[Records with drawing code]
========================
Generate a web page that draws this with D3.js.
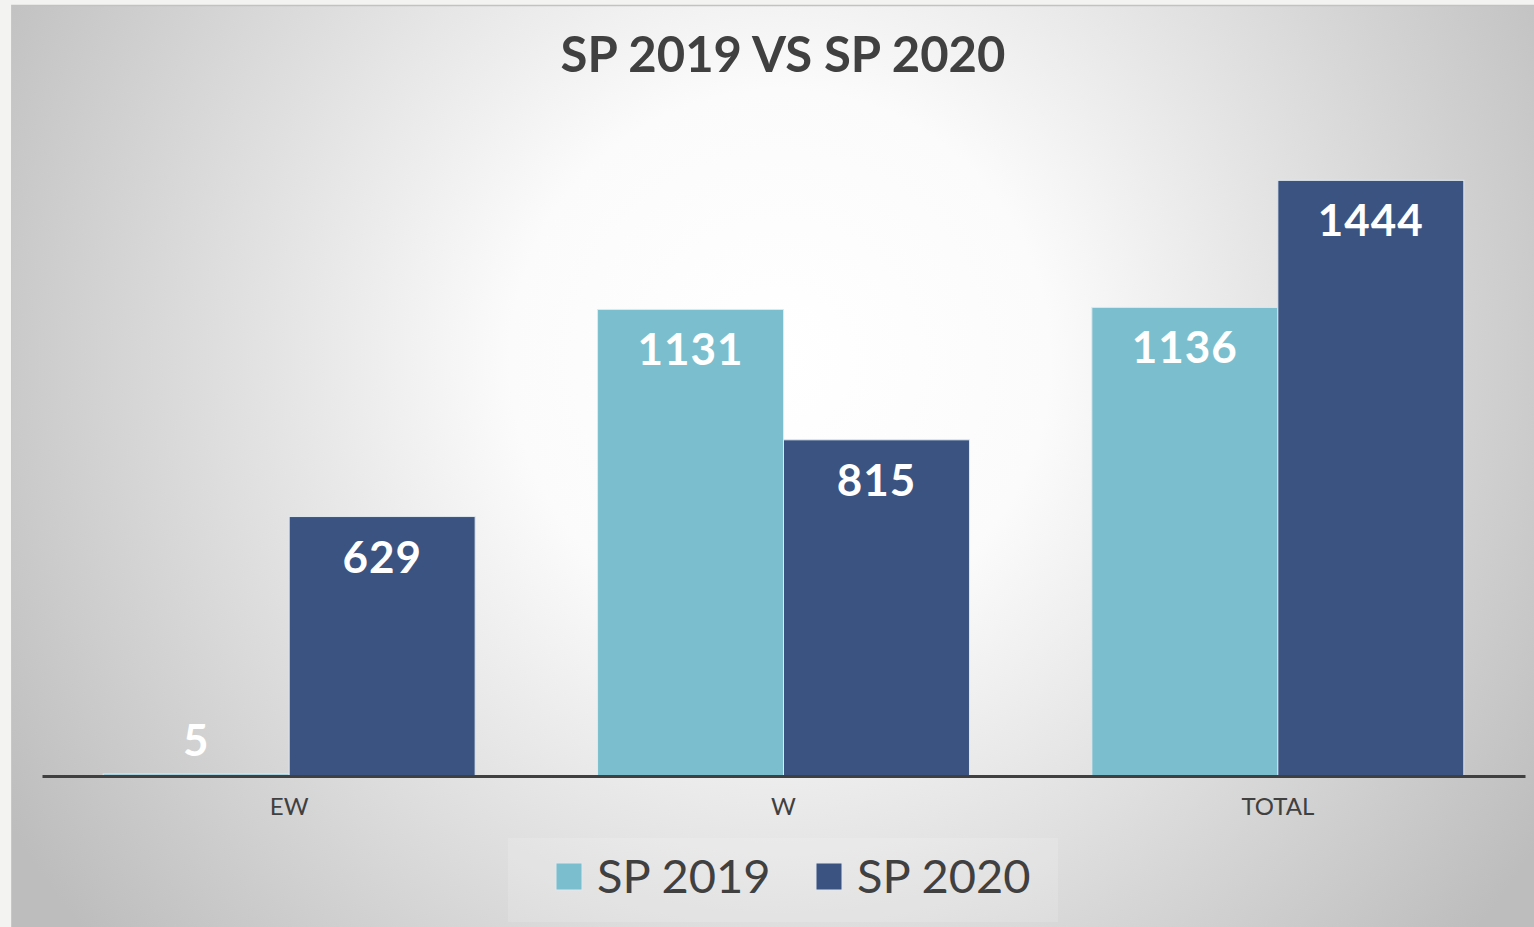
<!DOCTYPE html>
<html>
<head>
<meta charset="utf-8">
<script src="https://cdn.jsdelivr.net/npm/d3@7"></script>
<style>
  body { margin: 0; background: #f3f3f1; overflow: hidden; }
  svg { display: block; }
</style>
</head>
<body>
<div id="chart"></div>
<script>
// data
let categories = ["EW", "W", "TOTAL"]
let series = ["SP 2019", "SP 2020"]
let sp2019 = [5, 1131, 1136]
let sp2020 = [629, 815, 1444]
let colors = ["#7bbfce", "#3b5381"]

let width = 1534, height = 927
let font = "Lato, 'Open Sans', sans-serif"

let svg = d3.select("#chart")
    .append("svg")
    .attr("width", width)
    .attr("height", height)

// background gradient (light in the middle, grey at the edges)
let defs = svg.append("defs")
let grad = defs.append("radialGradient")
    .attr("id", "bg")
    .attr("gradientUnits", "userSpaceOnUse")
    .attr("cx", 780).attr("cy", 360).attr("r", 900)
grad.append("stop").attr("offset", "0%").attr("stop-color", "#ffffff")
grad.append("stop").attr("offset", "30%").attr("stop-color", "#fbfbfb")
grad.append("stop").attr("offset", "100%").attr("stop-color", "#bdbdbd")

svg.append("rect")
    .attr("x", 11).attr("y", 5)
    .attr("width", width - 11).attr("height", height - 5)
    .attr("fill", "url(#bg)")
svg.append("line")
    .attr("x1", 11).attr("x2", width)
    .attr("y1", 5.5).attr("y2", 5.5)
    .attr("stroke", "#c2c2c2").attr("stroke-width", 1.5)
svg.append("line")
    .attr("x1", 11.5).attr("x2", 11.5)
    .attr("y1", 5).attr("y2", height)
    .attr("stroke", "#c8c8c8").attr("stroke-width", 1)

let margin = {left: 42, right: 9, top: 116, bottom: 151}

let x0 = d3.scaleBand()
    .domain(categories)
    .range([margin.left, width - margin.right])
    .padding(0)

let x1 = d3.scaleBand()
    .domain(series)
    .range([0, x0.bandwidth()])
    .paddingInner(0)
    .paddingOuter(0.329)

let y = d3.scaleLinear()
    .domain([0, 1600])
    .range([height - margin.bottom, margin.top])

let rows = categories.map((c, i) => ({cat: c, values: [sp2019[i], sp2020[i]]}))

// title
svg.append("text")
    .attr("x", 783)
    .attr("y", 72)
    .attr("text-anchor", "middle")
    .style("font-family", font)
    .style("font-weight", "bold")
    .style("font-size", "49px")
    .style("fill", "#404040")
    .text("SP 2019 VS SP 2020")

let groups = svg.selectAll(".grp")
    .data(rows)
    .enter()
    .append("g")
    .attr("class", "grp")
    .attr("transform", d => `translate(${x0(d.cat)},0)`)

groups.selectAll("rect")
    .data(d => d.values.map((v, j) => ({key: series[j], value: v, j: j})))
    .enter()
    .append("rect")
    .attr("x", d => x1(d.key))
    .attr("y", d => y(d.value))
    .attr("width", x1.bandwidth())
    .attr("height", d => y(0) - y(d.value))
    .attr("fill", d => colors[d.j])
    .attr("stroke", "#dfe8ee")
    .attr("stroke-width", 1)

groups.selectAll(".lbl")
    .data(d => d.values.map((v, j) => ({key: series[j], value: v, j: j})))
    .enter()
    .append("text")
    .attr("class", "lbl")
    .attr("x", d => x1(d.key) + x1.bandwidth() / 2)
    .attr("y", d => Math.min(y(d.value) + 56, y(0) - 20))
    .attr("text-anchor", "middle")
    .style("font-family", font)
    .style("font-weight", "bold")
    .style("font-size", "44px")
    .style("letter-spacing", "1px")
    .style("fill", "#ffffff")
    .text(d => d.value)

// x axis
let xAxis = svg.append("g")
    .attr("transform", `translate(0,${y(0)})`)
    .call(d3.axisBottom(x0).tickSize(0).tickPadding(22))
xAxis.select(".domain")
    .attr("stroke", "#404040")
    .attr("stroke-width", 3)
xAxis.selectAll("text")
    .style("font-family", font)
    .style("font-size", "24px")
    .style("fill", "#404040")

// legend
svg.append("rect")
    .attr("x", 508).attr("y", 838)
    .attr("width", 550).attr("height", 84)
    .attr("fill", "#ffffff").attr("opacity", 0.15)

let legendX = [556, 816]
let legend = svg.selectAll(".leg")
    .data(series)
    .enter()
    .append("g")
    .attr("class", "leg")
    .attr("transform", (d, i) => `translate(${legendX[i]},863)`)
legend.append("rect")
    .attr("width", 26).attr("height", 27)
    .attr("fill", (d, i) => colors[i])
    .attr("stroke", "#dfe8ee")
legend.append("text")
    .attr("x", 41)
    .attr("y", 30)
    .style("font-family", font)
    .style("font-size", "47px")
    .style("fill", "#404040")
    .text(d => d)
</script>
</body>
</html>
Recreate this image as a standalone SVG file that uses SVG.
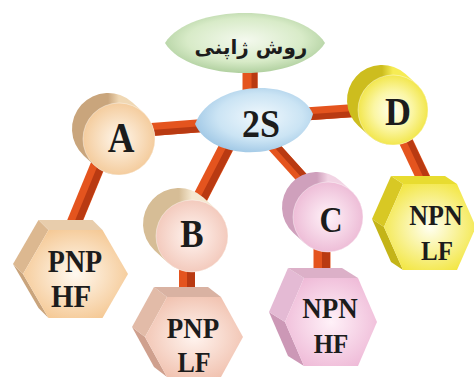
<svg xmlns="http://www.w3.org/2000/svg" width="474" height="385" viewBox="0 0 474 385">
<style>
.lbl{font-family:"Liberation Serif","Times New Roman",serif;font-weight:bold;text-anchor:middle;fill:#1c1c1c}
.bar{stroke:#e4541e;fill:none}
.shade{stroke:#b93a12;fill:none}
.edge{stroke:#ffffff;stroke-opacity:0.5;stroke-width:0.8}
</style>
<defs>
<radialGradient id="gGreen" cx="0.5" cy="0.45" r="0.6"><stop offset="0" stop-color="#f4f9ee"/><stop offset="0.6" stop-color="#d8ebc8"/><stop offset="1" stop-color="#a6c995"/></radialGradient>
<radialGradient id="gBlue" cx="0.55" cy="0.45" r="0.6"><stop offset="0" stop-color="#f0f8fd"/><stop offset="0.6" stop-color="#cbe4f4"/><stop offset="1" stop-color="#9cc5e4"/></radialGradient>
<radialGradient id="fA" cx="0.5" cy="0.5" r="0.55"><stop offset="0" stop-color="#fff7ec"/><stop offset="1" stop-color="#f3c896"/></radialGradient>
<linearGradient id="sA" x1="0" y1="0" x2="1" y2="0"><stop offset="0" stop-color="#c9a57c"/><stop offset="1" stop-color="#f0d8b4"/></linearGradient>
<radialGradient id="fB" cx="0.5" cy="0.5" r="0.55"><stop offset="0" stop-color="#fff5f1"/><stop offset="1" stop-color="#f2c6b8"/></radialGradient>
<linearGradient id="sB" x1="0" y1="0" x2="1" y2="0"><stop offset="0" stop-color="#d6bd96"/><stop offset="1" stop-color="#f5e8d0"/></linearGradient>
<radialGradient id="fC" cx="0.5" cy="0.5" r="0.55"><stop offset="0" stop-color="#fff3f9"/><stop offset="1" stop-color="#ecb8d4"/></radialGradient>
<linearGradient id="sC" x1="0" y1="0" x2="1" y2="0"><stop offset="0" stop-color="#cfa0bc"/><stop offset="1" stop-color="#f2d4e4"/></linearGradient>
<radialGradient id="fD" cx="0.5" cy="0.5" r="0.55"><stop offset="0" stop-color="#ffffef"/><stop offset="0.5" stop-color="#fbf6a4"/><stop offset="1" stop-color="#f0e33a"/></radialGradient>
<linearGradient id="sD" x1="0" y1="0" x2="1" y2="0"><stop offset="0" stop-color="#cdbd1e"/><stop offset="1" stop-color="#f6ec54"/></linearGradient>
<radialGradient id="hA" cx="0.5" cy="0.5" r="0.6"><stop offset="0" stop-color="#fff9f0"/><stop offset="1" stop-color="#f4c58e"/></radialGradient>
<radialGradient id="hB" cx="0.5" cy="0.5" r="0.6"><stop offset="0" stop-color="#fff4ef"/><stop offset="1" stop-color="#f0bfac"/></radialGradient>
<radialGradient id="hC" cx="0.5" cy="0.5" r="0.6"><stop offset="0" stop-color="#fff1f8"/><stop offset="1" stop-color="#eeb8d6"/></radialGradient>
<radialGradient id="hD" cx="0.5" cy="0.5" r="0.6"><stop offset="0" stop-color="#fffff2"/><stop offset="1" stop-color="#f2e53a"/></radialGradient>
</defs>
<rect width="474" height="385" fill="#ffffff"/>

<g id="connectors">
<line class="bar" x1="250" y1="66" x2="250" y2="97" stroke-width="15"/>
<line class="shade" x1="254.5" y1="66" x2="254.5" y2="97" stroke-width="6"/>
<line class="bar" x1="145" y1="130" x2="210" y2="125" stroke-width="13"/>
<line class="shade" x1="145" y1="133.5" x2="210" y2="128.5" stroke-width="6"/>
<line class="bar" x1="305" y1="114" x2="362" y2="110" stroke-width="13"/>
<line class="shade" x1="305" y1="117.5" x2="362" y2="113.5" stroke-width="6"/>
<line class="bar" x1="230" y1="140" x2="198" y2="202" stroke-width="15"/>
<line class="shade" x1="233.1" y1="141.6" x2="201.1" y2="203.6" stroke-width="7"/>
<line class="bar" x1="266" y1="138" x2="312" y2="189" stroke-width="12"/>
<line class="shade" x1="268.2" y1="136" x2="314.2" y2="187" stroke-width="6"/>
<line class="bar" x1="100" y1="160" x2="72" y2="228" stroke-width="15"/>
<line class="shade" x1="103.2" y1="161.3" x2="75.2" y2="229.3" stroke-width="7"/>
<line class="bar" x1="187" y1="258" x2="187" y2="302" stroke-width="16"/>
<line class="shade" x1="191" y1="258" x2="191" y2="302" stroke-width="8"/>
<line class="bar" x1="322" y1="245" x2="322" y2="284" stroke-width="17"/>
<line class="shade" x1="326" y1="245" x2="326" y2="284" stroke-width="8"/>
<line class="bar" x1="402" y1="133" x2="428" y2="188" stroke-width="14"/>
<line class="shade" x1="405.1" y1="131.5" x2="431.1" y2="186.5" stroke-width="6"/>
</g>

<g id="node-method">
<path d="M165,43 C190,3 300,3 325,43 C300,83 190,83 165,43 Z" fill="url(#gGreen)"/>
<text x="251" y="54" font-family="'DejaVu Sans','Noto Sans',sans-serif" font-weight="bold" font-size="20" text-anchor="middle" fill="#1c1c1c">روش ژاپنی</text>
</g>

<g id="node-2S">
<path d="M195,124 C212,80 296,76 313,114 C302,160 214,166 195,124 Z" fill="url(#gBlue)"/>
<text class="lbl" font-size="36" transform="translate(261,137) scale(1,1.12)">2S</text>
</g>

<g id="node-A">
<line x1="119" y1="139" x2="108" y2="129" stroke="url(#sA)" stroke-width="72" stroke-linecap="round"/>
<circle cx="119" cy="139" r="36" fill="url(#fA)" class="edge"/>
<text class="lbl" font-size="37" transform="translate(121,152) scale(1,1.12)">A</text>
</g>

<g id="node-B">
<line x1="192" y1="236" x2="179" y2="224" stroke="url(#sB)" stroke-width="72" stroke-linecap="round"/>
<circle cx="192" cy="236" r="36" fill="url(#fB)" class="edge"/>
<text class="lbl" font-size="35" transform="translate(192,247) scale(1,1.12)">B</text>
</g>

<g id="node-C">
<line x1="328" y1="217" x2="317" y2="207" stroke="url(#sC)" stroke-width="70" stroke-linecap="round"/>
<circle cx="328" cy="217" r="35" fill="url(#fC)" class="edge"/>
<text class="lbl" font-size="32" transform="translate(331,232) scale(1,1.12)">C</text>
</g>

<g id="node-D">
<line x1="393" y1="110" x2="382" y2="100" stroke="url(#sD)" stroke-width="70" stroke-linecap="round"/>
<circle cx="393" cy="110" r="35" fill="url(#fD)" class="edge"/>
<text class="lbl" font-size="36" transform="translate(398,125) scale(1,1.12)">D</text>
</g>

<g id="node-PNP-HF">
<polygon points="48.5,318 38.5,308 13,264 23,274" fill="#c9a47c"/>
<polygon points="23,274 13,264 38.5,220 48.5,230" fill="#dcb890"/>
<polygon points="48.5,230 38.5,220 92.5,220 102.5,230" fill="#e8cdac"/>
<polygon points="23,274 48.5,230 102.5,230 128,274 102.5,318 48.5,318" fill="url(#hA)"/>
<text class="lbl" font-size="28" transform="translate(75,272) scale(1,1.12)">PNP</text>
<text class="lbl" font-size="29" transform="translate(71,307) scale(1,1.12)">HF</text>
</g>

<g id="node-PNP-LF">
<polygon points="167,377 154,367 132,327 145,337" fill="#cfa08e"/>
<polygon points="145,337 132,327 154,287 167,297" fill="#e2bba8"/>
<polygon points="167,297 154,287 208,287 221,297" fill="#d9b2a2"/>
<polygon points="145,337 167,297 221,297 243,337 221,377 167,377" fill="url(#hB)"/>
<text class="lbl" font-size="27" transform="translate(193,338) scale(1,1.12)">PNP</text>
<text class="lbl" font-size="26" transform="translate(194,372) scale(1,1.12)">LF</text>
</g>

<g id="node-NPN-HF">
<polygon points="304,366 288,356 269,312 285,322" fill="#cc98b6"/>
<polygon points="285,322 269,312 288,268 304,278" fill="#e4bad4"/>
<polygon points="304,278 288,268 342,268 358,278" fill="#dcb0c8"/>
<polygon points="285,322 304,278 358,278 377,322 358,366 304,366" fill="url(#hC)"/>
<text class="lbl" font-size="27" transform="translate(330,318) scale(1,1.12)">NPN</text>
<text class="lbl" font-size="25" transform="translate(331,353) scale(1,1.12)">HF</text>
</g>

<g id="node-NPN-LF">
<polygon points="403,270 391,262 372,219 384,227" fill="#c4b418"/>
<polygon points="384,227 372,219 391,176 403,184" fill="#d8c824"/>
<polygon points="403,184 391,176 445,176 457,184" fill="#e8dc30"/>
<polygon points="384,227 403,184 457,184 476,227 457,270 403,270" fill="url(#hD)"/>
<text class="lbl" font-size="26" transform="translate(436,225) scale(1,1.12)">NPN</text>
<text class="lbl" font-size="25" transform="translate(437,260) scale(1,1.12)">LF</text>
</g>
</svg>
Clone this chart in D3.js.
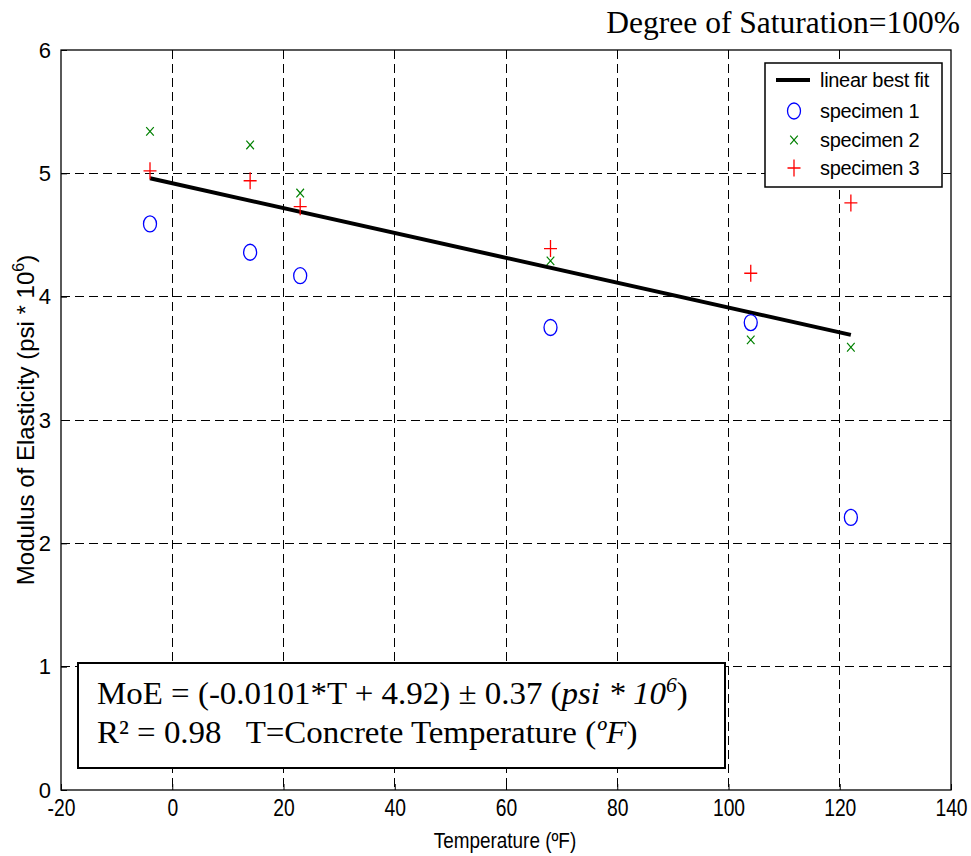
========================
• _What is expected_: Find the lines of the material that hold the word "chart" and report their count alone.

• _Task solution_: 3